European regulators are focusing and prioritizing the mid-band spectrum in 3.4 to 3.8 GHz for 5G. This higher mid-band would deliver enough bandwidths for each major 5G mobile operator to have up to 100 MHz of contiguous spectrum, adding significant capacity and multi-gigabit user data rates for enhanced mobile broadband services. And thanks to 5G NR massive MIMO in this higher mid-band, mobile operators can reuse existing sites used by traditional LTE spectrum bands in the 2 GHz range.
But to deliver even better mobile broadband experiences in dense urban areas and a clear differentiation to today’s Gigabit LTE, it is essential to mobilize 26 GHz mmWave technologies for the smartphones, with each operator accessing 400 MHz and up to 800 MHz, to enable extreme throughput, lower latency and significantly more network capacity. On the mmWave front, the European regulators are prioritizing and focusing on the 26 GHz band that spans the 24.25 to 27.5 GHz frequency range.
At MWC, we showcased the real-world performance of 5G NR networks and devices using Frankfurt (sub-6 GHz — 3.5 GHz) and San Francisco (mmWave — 28 GHz).
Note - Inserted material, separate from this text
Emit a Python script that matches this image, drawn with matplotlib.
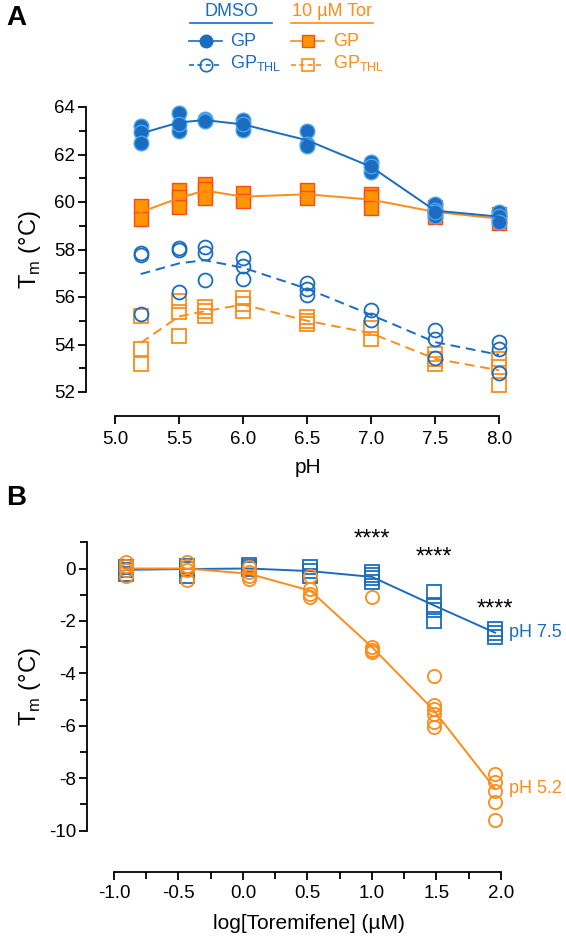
import numpy as np
import matplotlib
matplotlib.use("Agg")
import matplotlib.pyplot as plt

plt.rcParams['font.family'] = ['Liberation Sans', 'DejaVu Sans']
plt.rcParams['axes.unicode_minus'] = False

BLUE = '#1a6cc0'
BLUE_EDGE = '#48a6ee'
ORANGE = '#ff8c1a'
ORANGE_FILL = '#ff9500'
RED_EDGE = '#ff4a1a'

# ---------------- panel A data ----------------
ph = [5.2, 5.5, 5.7, 6.0, 6.5, 7.0, 7.5, 8.0]

dmso_gp = [
    [63.2, 62.95, 62.5],
    [63.75, 63.0, 63.3],
    [63.5, 63.45, 63.4],
    [63.45, 63.05, 63.3],
    [63.0, 62.45, 62.35],
    [61.7, 61.25, 61.5],
    [59.9, 59.65, 59.4, 59.6],
    [59.6, 59.4, 59.15],
]
tor_gp = [
    [59.85, 59.3],
    [60.5, 60.2, 59.8],
    [60.75, 60.55, 60.15],
    [60.4, 60.05],
    [60.5, 60.15],
    [60.35, 60.2, 59.75],
    [59.8, 59.6, 59.35],
    [59.5, 59.3, 59.1],
]
dmso_thl = [
    [57.85, 57.75, 55.3],
    [58.05, 58.0, 56.2],
    [58.1, 57.85, 56.7],
    [57.65, 57.3, 56.75],
    [56.6, 56.35, 56.1],
    [55.45, 55.05],
    [54.6, 54.25, 53.45],
    [54.1, 53.8, 52.8],
]
tor_thl = [
    [55.2, 53.8, 53.2],
    [55.85, 55.35, 54.35],
    [55.6, 55.4, 55.2],
    [55.95, 55.7, 55.4],
    [55.15, 55.0, 54.85],
    [54.7, 54.25],
    [53.6, 53.4, 53.2],
    [53.4, 53.05, 52.3],
]

# ---------------- panel B data ----------------
log_tor = [-0.908, -0.431, 0.046, 0.523, 1.0, 1.477, 1.954]
ph75 = [
    [0.05, -0.05, -0.2],
    [0.1, 0.0, -0.3],
    [0.15, 0.05, 0.0],
    [0.05, -0.1, -0.3],
    [-0.15, -0.25, -0.35, -0.5],
    [-0.9, -1.4, -1.6, -2.0],
    [-2.3, -2.45, -2.6],
]
ph52 = [
    [0.25, 0.1, -0.05, -0.3],
    [0.25, 0.1, -0.05, -0.45],
    [0.07, -0.12, -0.3, -0.4],
    [-0.3, -0.8, -0.98, -1.08],
    [-1.08, -2.98, -3.1, -3.2],
    [-4.1, -5.2, -5.35, -5.55, -5.85, -6.05],
    [-7.83, -8.15, -8.5, -8.9, -9.6],
]
ph75_line = [-0.05, -0.02, 0.0, -0.1, -0.32, -1.4, -2.45]
ph52_line = [0.0, 0.0, -0.2, -0.85, -3.0, -5.4, -8.4]
star_x = [1.0, 1.477, 1.954]
star_y = [1.1, 0.4, -1.55]


def scatter_reps(ax, xs, reps, **kw):
    for x, r in zip(xs, reps):
        ax.plot([x] * len(r), r, linestyle='none', clip_on=False, **kw)


def style_axis(ax):
    for s in ['top', 'right']:
        ax.spines[s].set_visible(False)
    for s in ['left', 'bottom']:
        ax.spines[s].set_linewidth(1.3)
    ax.tick_params(which='major', length=6, width=1.3, labelsize=13.5, pad=2)
    ax.tick_params(which='minor', length=5, width=1.3)


fig = plt.figure(figsize=(5.66, 9.40), dpi=100)

# ---------------- panel A ----------------
axA = fig.add_axes([86 / 566, 1 - 392 / 940, 444 / 566, 285 / 940])
style_axis(axA)
axA.set_xlim(4.773, 8.242)
axA.set_ylim(52, 64)
axA.spines['left'].set_bounds(52, 64)
axA.spines['bottom'].set_bounds(5, 8)
axA.spines['bottom'].set_position(('outward', 17))
axA.set_xticks(np.arange(5.0, 8.01, 0.5))
axA.set_xticklabels([f'{v:.1f}' for v in np.arange(5.0, 8.01, 0.5)])
axA.xaxis.set_tick_params(pad=5)
axA.set_yticks(np.arange(52, 65, 2))
axA.set_yticks(np.arange(53, 64, 2), minor=True)
axA.set_xlabel('pH', fontsize=15, labelpad=7)
axA.set_ylabel('T$_\\mathregular{m}$ (°C)', fontsize=17, labelpad=8)

axA.plot(ph, [np.mean(r) for r in tor_thl], '--', color=ORANGE, lw=1.4, dashes=(5, 3))
axA.plot(ph, [np.mean(r) for r in dmso_thl], '--', color=BLUE, lw=1.4, dashes=(5, 3))
scatter_reps(axA, ph, tor_thl, marker='s', ms=10, mfc='none', mec=ORANGE, mew=1.3)
scatter_reps(axA, ph, dmso_thl, marker='o', ms=10, mfc='none', mec=BLUE, mew=1.3)
scatter_reps(axA, ph, tor_gp, marker='s', ms=10, mfc=ORANGE_FILL, mec=RED_EDGE, mew=1.0)
axA.plot(ph, [np.mean(r) for r in tor_gp], '-', color=ORANGE, lw=1.4)
scatter_reps(axA, ph, dmso_gp, marker='o', ms=10.5, mfc=BLUE, mec=BLUE_EDGE, mew=1.0)
axA.plot(ph, [np.mean(r) for r in dmso_gp], '-', color=BLUE, lw=1.4)

# ---------------- panel B ----------------
axB = fig.add_axes([87 / 566, 1 - 830.5 / 940, 443 / 566, 288.2 / 940])
style_axis(axB)
axB.set_xlim(-1.209, 2.225)
axB.set_ylim(-10, 1)
axB.spines['left'].set_bounds(-10, 1)
axB.spines['bottom'].set_bounds(-1, 2)
axB.spines['bottom'].set_position(('outward', 30))
axB.set_xticks(np.arange(-1.0, 2.01, 0.5))
axB.set_xticklabels([f'{v:.1f}' for v in np.arange(-1.0, 2.01, 0.5)])
axB.xaxis.set_tick_params(pad=3)
axB.set_xticks(np.arange(-0.75, 2.0, 0.5), minor=True)
axB.set_yticks(np.arange(-10, 1, 2))
axB.set_yticks(np.arange(-9, 2, 2), minor=True)
axB.set_xlabel('log[Toremifene] (\u00b5M)', fontsize=15, labelpad=9)
axB.set_ylabel('T$_\\mathregular{m}$ (°C)', fontsize=17, labelpad=4)

scatter_reps(axB, log_tor, ph75, marker='s', ms=9.5, mfc='none', mec=BLUE, mew=1.3)
axB.plot(log_tor, ph75_line, '-', color=BLUE, lw=1.4)
scatter_reps(axB, log_tor, ph52, marker='o', ms=9.5, mfc='none', mec=ORANGE, mew=1.3)
axB.plot(log_tor, ph52_line, '-', color=ORANGE, lw=1.4)

for x, y in zip(star_x, star_y):
    axB.text(x, y, '****', ha='center', va='center', fontsize=17)
axB.text(log_tor[-1] + 0.11, ph75_line[-1], 'pH 7.5', color=BLUE, fontsize=13,
         ha='left', va='center')
axB.text(log_tor[-1] + 0.11, ph52_line[-1], 'pH 5.2', color=ORANGE, fontsize=13,
         ha='left', va='center')

# ---------------- panel letters and legend ----------------
ov = fig.add_axes([0, 0, 1, 1], zorder=-1)
ov.set_xlim(0, 566)
ov.set_ylim(940, 0)
ov.axis('off')

ov.text(6, 18, 'A', fontsize=20, fontweight='bold', va='center', ha='left')
ov.text(6, 498, 'B', fontsize=20, fontweight='bold', va='center', ha='left')

ov.text(231, 11, 'DMSO', color=BLUE, fontsize=13, ha='center', va='center')
ov.plot([190, 272], [23, 23], color=BLUE, lw=1.2)
ov.text(332, 11, '10 \u00b5M Tor', color=ORANGE, fontsize=13, ha='center', va='center')
ov.plot([291, 373], [23, 23], color=ORANGE, lw=1.2)

ov.plot([189, 222], [41, 41], '-', color=BLUE, lw=1.2)
ov.plot(206, 41, 'o', ms=9, mfc=BLUE, mec=BLUE)
ov.text(230, 41, 'GP', color=BLUE, fontsize=13, va='center')
ov.plot([189, 222], [65, 65], '--', color=BLUE, lw=1.2, dashes=(3, 2))
ov.plot(206, 65, 'o', ms=9, mfc='none', mec=BLUE, mew=1.2)
ov.text(230, 63, 'GP$_\\mathregular{THL}$', color=BLUE, fontsize=13, va='center')

ov.plot([291, 324], [41, 41], '-', color=ORANGE, lw=1.2)
ov.plot(308, 41, 's', ms=9, mfc=ORANGE_FILL, mec=RED_EDGE)
ov.text(333, 41, 'GP', color=ORANGE, fontsize=13, va='center')
ov.plot([291, 324], [65, 65], '--', color=ORANGE, lw=1.2, dashes=(3, 2))
ov.plot(308, 65, 's', ms=9, mfc='none', mec=ORANGE, mew=1.2)
ov.text(333, 63, 'GP$_\\mathregular{THL}$', color=ORANGE, fontsize=13, va='center')

fig.savefig('out.png', dpi=100)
The simulation results showed significant network capacity and user experience gains over Gigabit LTE. Note that 26 GHz in Europe is expected to deliver similar performance as 28 GHz in the U.S. Below is a quick summary of the simulation results.
The next steps for EU regulators is to start auctioning spectrum that will enable early 5G NR deployments as well as to evaluate new bands that will fuel 5G growth in the future.
At Qualcomm, we are actively working with the European Commission, European governments, as well as the ecosystem in Europe to ensure timely rollout of 5G, and we are encouraged to see good momentum so far. Just last week, the ECC has reached a key 5G spectrum milestone by approving for public consultation a set of draft spectrum regulations, which will shape the harmonization of the frequency bands 3.4-3.8 GHz and 26 GHz across Europe. The ECC has committed to finally adopting those 5G spectrum regulation later this year in July.
At member states level, we’re seeing some very positive progress on the release of 3.6 GHz and we’re working with European regulators on an accelerated release of 26 GHz. In the UK, regulator Ofcom will start the auction of 3.4-3.6 GHz spectrum on March 20th with all four mobile operators. The Italian regulator AGCOM released a few weeks ago its auction rules for 3.6-3.8 GHz and 26.5-27.5 GHz, with the auction to take place this summer. French regulator ARCEP announced the allocation of 300 MHz in the 3.4-3.8 GHz band in 2018. The German regulator BNETZA closed a consultation on 3.4-3.8 GHz and 26 GHz bands just a few weeks ago. Spain has also announced it will be auctioning 3.6–3.8 GHz in 2018, and Sweden and Finland are expected to award spectrum in the 3.6 GHz and 26 GHz bands in the 2018/2019 timeframe.
We are excitedly anticipating the first global 5G NR network and device launches — including millimeter wave operations in a smartphone form factor — in 2019 in Europe.